1940s Archive

Along the Boulevards

continued (page 4 of 4)

Humorously enough in a large employer of Mexican labor, Blumey has never in twenty years learned to keep up with all the holidays that are so enthusiastically observed in Mexico, and his waiters, barkeeps, bookkeepers, and such now and then pull what he calls a “sneak fiesta” on him, leaving his projects understaffed and himself close to hysteria.

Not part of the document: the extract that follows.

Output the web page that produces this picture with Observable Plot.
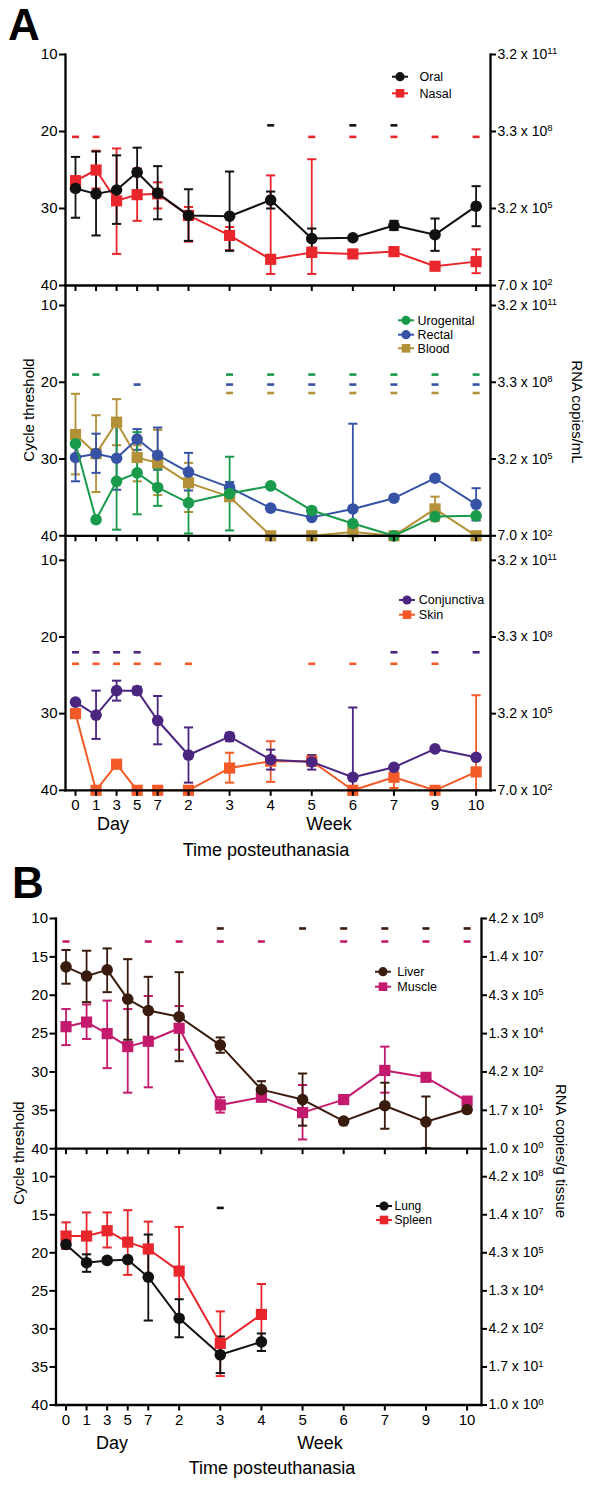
<!DOCTYPE html>
<html><head><meta charset="utf-8">
<script src="https://cdn.jsdelivr.net/npm/d3@7"></script>
<script src="https://cdn.jsdelivr.net/npm/@observablehq/plot@0.6"></script>
<style>
body{margin:0;background:#fff;}
#root{position:relative;width:600px;height:1491px;overflow:hidden;background:#fff;font-family:"Liberation Sans",Arial,Helvetica,sans-serif;}
</style></head><body><div id="root"></div>
<script>
// ---- time axis (categories) ----
const timeLabels = ["0","1","3","5","7","2","3","4","5","6","7","9","10"];
const timeSlot   = [0,0.5,1,1.5,2,2.75,3.75,4.75,5.75,6.75,7.75,8.75,9.75];

// ---- left / right axis ticks ----
const ctTicksA = [10,20,30,40];
const rnaLabelsA = ["3.2 x 10^11","3.3 x 10^8","3.2 x 10^5","7.0 x 10^2"];
const ctTicksB = [10,15,20,25,30,35,40];
const rnaLabelsB = ["4.2 x 10^8","1.4 x 10^7","4.3 x 10^5","1.3 x 10^4","4.2 x 10^2","1.7 x 10^1","1.0 x 10^0"];

// ---- A: swabs / blood (Ct mean, error low, error high, flag dashes) ----
const oralCt  = [27.4,28.1,27.6,25.3,28.0,30.9,31.0,28.9,33.9,33.8,32.2,33.4,29.7];
const oralLo  = [23.3,22.6,23.1,22.1,24.5,27.5,25.2,27.8,32.6,null,31.6,31.3,27.1];
const oralHi  = [31.2,33.5,32.0,28.6,31.4,34.2,35.5,30.0,35.1,null,32.8,35.5,32.3];
const oralFlag = [0,0,0,0,0,0,0,1,0,1,1,0,0]; const oralFlagCt = 19.2;

const nasalCt = [26.4,25.0,29.0,28.2,28.1,30.9,33.5,36.6,35.7,35.9,35.6,37.5,36.9];
const nasalLo = [25.8,22.5,22.2,24.8,26.6,29.8,32.4,25.7,23.6,null,35.2,null,35.3];
const nasalHi = [27.0,27.4,35.9,31.6,30.0,34.3,35.4,38.5,38.5,null,36.0,null,38.4];
const nasalFlag = [1,1,0,0,0,0,0,0,1,1,1,1,1]; const nasalFlagCt = 20.7;

const urogCt = [28.0,37.9,32.9,31.8,33.7,35.7,34.5,33.5,36.7,38.4,40.0,37.5,37.4];
const urogLo = [null,null,25.2,26.5,31.3,31.7,29.7,null,null,null,null,37.1,null];
const urogHi = [null,null,39.2,37.2,36.1,39.7,39.3,null,null,null,null,37.9,null];
const urogFlag = [1,1,0,0,0,0,1,1,1,1,1,1,1]; const urogFlagCt = 19.0;

const rectCt = [29.8,29.3,29.9,27.4,29.5,31.7,33.7,36.4,37.6,36.5,35.1,32.5,35.9];
const rectLo = [26.5,26.7,25.5,26.1,25.9,29.2,33.0,null,null,25.4,null,null,33.8];
const rectHi = [32.9,31.8,34.0,28.8,31.4,34.1,34.3,null,null,40.0,null,null,38.0];
const rectFlag = [0,0,0,1,0,0,1,1,1,1,1,1,1]; const rectFlagCt = 20.3;

const bloodCt = [26.8,29.3,25.2,29.8,30.5,33.1,34.9,40.0,40.0,39.5,40.0,36.5,40.0];
const bloodLo = [21.5,24.3,22.2,28.2,26.2,30.5,null,null,null,null,null,34.9,null];
const bloodHi = [32.0,34.3,28.2,32.9,34.7,36.9,null,null,null,null,null,38.1,null];
const bloodFlag = [0,0,0,0,0,0,1,1,1,1,1,1,1]; const bloodFlagCt = 21.4;

const conjCt = [28.5,30.2,27.0,27.0,30.9,35.4,33.0,36.0,36.3,38.3,37.0,34.6,35.7];
const conjLo = [null,27.0,25.7,26.5,27.7,31.8,32.5,34.7,35.4,29.2,null,null,null];
const conjHi = [null,33.3,28.3,27.5,34.0,39.0,33.6,37.3,37.3,39.9,null,null,null];
const conjFlag = [1,1,1,1,0,0,0,0,0,0,1,1,1]; const conjFlagCt = 22.0;

const skinCt = [30.0,40.0,36.6,40.0,40.0,40.0,37.1,36.2,36.2,40.0,38.3,40.0,37.6];
const skinLo = [null,null,null,null,null,null,35.1,33.6,35.6,null,37.0,null,27.6];
const skinHi = [null,null,null,null,null,null,39.0,38.9,36.8,null,39.7,null,40.0];
const skinFlag = [1,1,1,1,1,1,0,0,1,1,1,1,0]; const skinFlagCt = 23.5;

// ---- B: tissues ----
const liverCt = [16.3,17.5,16.7,20.5,22.0,22.8,26.5,32.3,33.6,36.4,34.4,36.5,34.9];
const liverLo = [14.1,14.2,13.9,15.3,17.6,17.0,25.5,31.2,30.2,null,31.4,33.2,34.5];
const liverHi = [18.5,20.9,19.6,25.8,26.1,28.6,27.5,33.3,37.0,null,37.4,39.9,35.3];
const liverFlag = [0,0,0,0,0,0,1,0,1,1,1,1,1]; const liverFlagCt = 11.3;

const muscleCt = [24.1,23.5,25.0,26.7,26.0,24.3,34.3,33.3,35.3,33.6,29.8,30.7,33.8];
const muscleLo = [21.8,21.2,20.7,21.8,20.1,21.4,33.3,32.9,31.7,null,26.7,null,null];
const muscleHi = [26.5,25.7,29.5,32.7,32.0,27.1,35.3,33.7,38.8,null,32.7,null,null];
const muscleFlag = [1,0,0,0,1,1,1,1,0,1,1,1,1]; const muscleFlagCt = 13.0;

const lungCt = [18.9,21.3,21.0,20.9,23.2,28.6,33.4,31.7,null,null,null,null,null];
const lungLo = [18.4,20.2,null,null,17.6,26.1,31.0,30.6,null,null,null,null,null];
const lungHi = [19.4,22.5,null,null,28.9,31.1,35.8,32.9,null,null,null,null,null];
const lungFlag = [0,0,0,0,0,0,1,0,0,0,0,0,0]; const lungFlagCt = 14.1;

const spleenCt = [17.8,17.8,17.1,18.6,19.5,22.4,31.9,28.1,null,null,null,null,null];
const spleenLo = [16.0,14.7,14.7,14.4,15.9,16.6,27.7,24.1,null,null,null,null,null];
const spleenHi = [19.5,20.9,19.3,22.9,23.3,28.3,36.2,32.0,null,null,null,null,null];
const spleenFlag = [0,0,0,0,0,0,0,0,0,0,0,0,0]; const spleenFlagCt = 14.1;

// ---- series styles ----
const S = (name, ct, lo, hi, flag, flagCt, color, symbol) => ({name, ct, lo, hi, flag, flagCt, color, symbol});
const oral   = S("Oral", oralCt, oralLo, oralHi, oralFlag, oralFlagCt, "#111111", "circle");
const nasal  = S("Nasal", nasalCt, nasalLo, nasalHi, nasalFlag, nasalFlagCt, "#e8262b", "square");
const uro    = S("Urogenital", urogCt, urogLo, urogHi, urogFlag, urogFlagCt, "#1a9b4b", "circle");
const rect   = S("Rectal", rectCt, rectLo, rectHi, rectFlag, rectFlagCt, "#3652a5", "circle");
const blood  = S("Blood", bloodCt, bloodLo, bloodHi, bloodFlag, bloodFlagCt, "#b39138", "square");
const conj   = S("Conjunctiva", conjCt, conjLo, conjHi, conjFlag, conjFlagCt, "#4a2681", "circle");
const skin   = S("Skin", skinCt, skinLo, skinHi, skinFlag, skinFlagCt, "#f35a28", "square");
const liver  = S("Liver", liverCt, liverLo, liverHi, liverFlag, liverFlagCt, "#3a1c0f", "circle");
const muscle = S("Muscle", muscleCt, muscleLo, muscleHi, muscleFlag, muscleFlagCt, "#c31a6d", "square");
const lung   = S("Lung", lungCt, lungLo, lungHi, lungFlag, lungFlagCt, "#111111", "circle");
const spleen = S("Spleen", spleenCt, spleenLo, spleenHi, spleenFlag, spleenFlagCt, "#e8262b", "square");

// ---- layout ----
const panels = [
  {series:[oral,nasal], left:65, right:490, frameTop:54, ct10:54, ct40:285, ticks:ctTicksA, rna:rnaLabelsA, xlab:false,
   legend:{cx:400, tx:419.5, ys:[76.7,93.3], fs:12.5}},
  {series:[uro,rect,blood], left:65, right:490, frameTop:285, ct10:305, ct40:535.3, ticks:ctTicksA, rna:rnaLabelsA, xlab:false,
   legend:{cx:406, tx:417.6, ys:[320.3,334.7,348.3], fs:12.5}},
  {series:[conj,skin], left:65, right:490, frameTop:535.5, ct10:559.3, ct40:789.3, ticks:ctTicksA, rna:rnaLabelsA, xlab:true,
   legend:{cx:407, tx:418.8, ys:[600,614.7], fs:12.5}},
  {series:[liver,muscle], left:55.5, right:481, frameTop:918.3, ct10:918.3, ct40:1148.5, ticks:ctTicksB, rna:rnaLabelsB, xlab:false,
   legend:{cx:383, tx:397.3, ys:[971.7,986.7], fs:12.5}},
  {series:[lung,spleen], left:55.5, right:481, frameTop:1148.5, ct10:1175.7, ct40:1404, ticks:ctTicksB, rna:rnaLabelsB, xlab:true,
   legend:{cx:384, tx:394.6, ys:[1206,1220], fs:12}}
];

const root = document.getElementById("root");
const FONT = '"Liberation Sans", Arial, Helvetica, sans-serif';
const capSym  = {draw(ctx){ ctx.moveTo(-4.6,0); ctx.lineTo(4.6,0); }};
const flagSym = {draw(ctx){ ctx.rect(-3.5,-1.3,7,2.6); }};

function rowsOf(s){
  return timeSlot.map((slot,i)=>({slot, ct:s.ct[i], lo:s.lo[i], hi:s.hi[i], flag:s.flag[i], flagCt:s.flagCt}));
}

function supify(svg){
  svg.querySelectorAll("text").forEach(t=>{
    if (t.children.length === 0 && t.textContent.includes("^")) {
      const [base, exp] = t.textContent.split("^");
      t.textContent = base;
      const ts = document.createElementNS("http://www.w3.org/2000/svg","tspan");
      ts.setAttribute("dy","-0.5em"); ts.setAttribute("font-size","0.68em");
      ts.textContent = exp; t.appendChild(ts);
    }
  });
}

panels.forEach(p=>{
  const mt = 15, mb = p.xlab ? 40 : 15;
  const svgTop = p.frameTop - mt;
  const height = mt + (p.ct40 - p.frameTop) + mb;
  const marks = [];
  const order = p.series.slice().reverse();
  order.forEach(s=>{
    const rows = rowsOf(s);
    const eb = rows.filter(r=>r.lo!=null && r.hi!=null);
    marks.push(Plot.ruleX(eb, {x:"slot", y1:"lo", y2:"hi", stroke:s.color, strokeWidth:1.8}));
    marks.push(Plot.dot(eb, {x:"slot", y:"lo", symbol:capSym, stroke:s.color, strokeWidth:2, fill:"none"}));
    marks.push(Plot.dot(eb, {x:"slot", y:"hi", symbol:capSym, stroke:s.color, strokeWidth:2, fill:"none"}));
    marks.push(Plot.dot(rows.filter(r=>r.flag), {x:"slot", y:"flagCt", symbol:flagSym, fill:s.color, stroke:"none"}));
  });
  order.forEach(s=>{
    const rows = rowsOf(s).filter(r=>r.ct!=null);
    marks.push(Plot.line(rows, {x:"slot", y:"ct", stroke:s.color, strokeWidth:2}));
    marks.push(Plot.dot(rows, {x:"slot", y:"ct", symbol:s.symbol, r: s.symbol==="square"?6.3:5.8, fill:s.color, stroke:"none"}));
  });
  marks.push(Plot.frame({anchor:"left", strokeWidth:2.3, stroke:"#000"}));
  marks.push(Plot.frame({anchor:"right", strokeWidth:2.3, stroke:"#000"}));
  marks.push(Plot.frame({anchor:"bottom", strokeWidth:2.3, stroke:"#000"}));
  marks.push(Plot.axisY({anchor:"left", ticks:p.ticks, tickSize:6, tickPadding:2, strokeWidth:2, label:null, fontSize:15}));
  marks.push(Plot.axisY({anchor:"right", ticks:p.ticks, tickSize:5, tickPadding:2, strokeWidth:2, label:null, fontSize:14,
                         tickFormat: d => p.rna[p.ticks.indexOf(d)]}));
  marks.push(Plot.axisX({anchor:"bottom", ticks:timeSlot, tickSize:6, tickPadding:3, strokeWidth:2, label:null, fontSize:15,
                         tickFormat: d => p.xlab ? timeLabels[timeSlot.indexOf(d)] : ""}));
  const chart = Plot.plot({
    width:600, height, marginTop:mt, marginBottom:mb, marginLeft:p.left, marginRight:600-p.right,
    style:{background:"transparent", overflow:"visible", fontFamily:FONT, fontSize:"15px", color:"#000"},
    x:{domain:[-10/41.08, 10.10]},
    y:{domain:[10,40], range:[mt + (p.ct10-p.frameTop), mt + (p.ct40-p.frameTop)]},
    marks
  });
  supify(chart);
  chart.style.position="absolute"; chart.style.left="0px"; chart.style.top=svgTop+"px";
  root.appendChild(chart);
});

// ---- annotation overlay: panel letters, titles, legends ----
const ov = d3.create("svg").attr("width",600).attr("height",1491)
  .style("position","absolute").style("left","0px").style("top","0px")
  .style("font-family",FONT).style("pointer-events","none");
function txt(x,y,s,opt={}){
  const t = ov.append("text").attr("x",x).attr("y",y).text(s)
    .attr("font-size",opt.fs||15).attr("fill","#000").attr("text-anchor",opt.anchor||"start");
  if (opt.bold) t.attr("font-weight","bold");
  if (opt.rot) t.attr("transform",`rotate(${opt.rot},${x},${y})`).attr("dy","0.35em");
  return t;
}
txt(8,40,"A",{fs:44,bold:true});
txt(12,898,"B",{fs:44,bold:true});
txt(29,410,"Cycle threshold",{anchor:"middle",rot:-90});
txt(577,412,"RNA copies/mL",{anchor:"middle",rot:90});
txt(18.5,1153,"Cycle threshold",{anchor:"middle",rot:-90});
txt(561,1151,"RNA copies/g tissue",{anchor:"middle",rot:90});
txt(113,830,"Day",{anchor:"middle",fs:18});
txt(329,830,"Week",{anchor:"middle",fs:18});
txt(266,856,"Time posteuthanasia",{anchor:"middle",fs:18});
txt(112,1449,"Day",{anchor:"middle",fs:18});
txt(320,1449,"Week",{anchor:"middle",fs:18});
txt(272,1474,"Time posteuthanasia",{anchor:"middle",fs:18});

panels.forEach(p=>{
  const L = p.legend;
  p.series.forEach((s,i)=>{
    const y = L.ys[i];
    ov.append("line").attr("x1",L.cx-8).attr("x2",L.cx+8).attr("y1",y).attr("y2",y)
      .attr("stroke",s.color).attr("stroke-width",2);
    if (s.symbol==="circle") ov.append("circle").attr("cx",L.cx).attr("cy",y).attr("r",4.6).attr("fill",s.color);
    else ov.append("rect").attr("x",L.cx-4.3).attr("y",y-4.3).attr("width",8.6).attr("height",8.6).attr("fill",s.color);
    txt(L.tx, y+4.4, s.name, {fs:L.fs});
  });
});
root.appendChild(ov.node());
</script></body></html>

The pleasures, beauties, and various humors of any trip to Mexico are, even in the bounds of individual experience, far too multitudinous to bear repetition, but this department will not forget the item on a restaurant menu at Jalapa with its translation: “Ham Spanish, With Style”; nor the new and shiny motorcycle parked, for reasons of property preservation on the part of its proud owner, directly adjacent to the reception desk in the lobby of the Hotel Iturbide in Monterrey; nor the drug store in the same town which maintained a band of strolling musicians for the pleasure of its patrons, a touch which lent a melancholy grandeur to the purchase of tooth paste and shaving soap; nor the street urchins who shout “goodbye” under the impression this is a hilariously friendly salutation; nor the misery with which Mexicans of all classes seem to endure wet weather, as though its existence were a direct negation of God; nor the full eight-course dinners any working man can be seen cooking in the streets of any city in as many little earthenware pots over a charcoal fire during siesta; nor the penny fireworks the picnickers explode throughout the countryside wherever a banana tree offers its shade, simply to celebrate the only Sunday in the week; nor the bordertown liquor merchants who get the potential customer mildly pie-eyed on samples, a custom that should be universally encouraged; nor the delusion common to Americans on their first trip that English is universally spoken and that they need no Spanish at all.

And the farrago of his souvenirs will include the multitude of the gardenias, even as advertised, at Fortin de las Flores; the elaborate and hilarious cocktail parties at the American Embassy whenever the arrival of a distinguished national gave the staff the opportunity; the diamonds, summer sables, and off-the-face hats at the bull fights on Sundays, fit to give Valentina Schlee the vapors; the beers on the terrace of the tavern across the Plaza in Taxco while the moon mounted incredibly between the staggeringly baroque spires of the cathedral; the fantastic supper parties given by Dolores Del Rio at her suburban villa beginning at two o'clock in the morning with the dinner-jacketed guests overflowing through the French windows into the courtyards with its trees that were old when the Spanish first came; reading Billy Rose in the Mexico City Herald at breakfast and feeling that the Diamond Horseshoe on Forty-sixth Street was very far away; the immemorial patterns of the “China Road” and its ageless stone culverts, leading down through the tropics to Acapulco; the stars, each equatorial one of them as big as a Cartier silver cake dish, just above the tips of the fiddlers' bows in the roof café of the Reforma-Casablanca with the band playing “Night of Love.”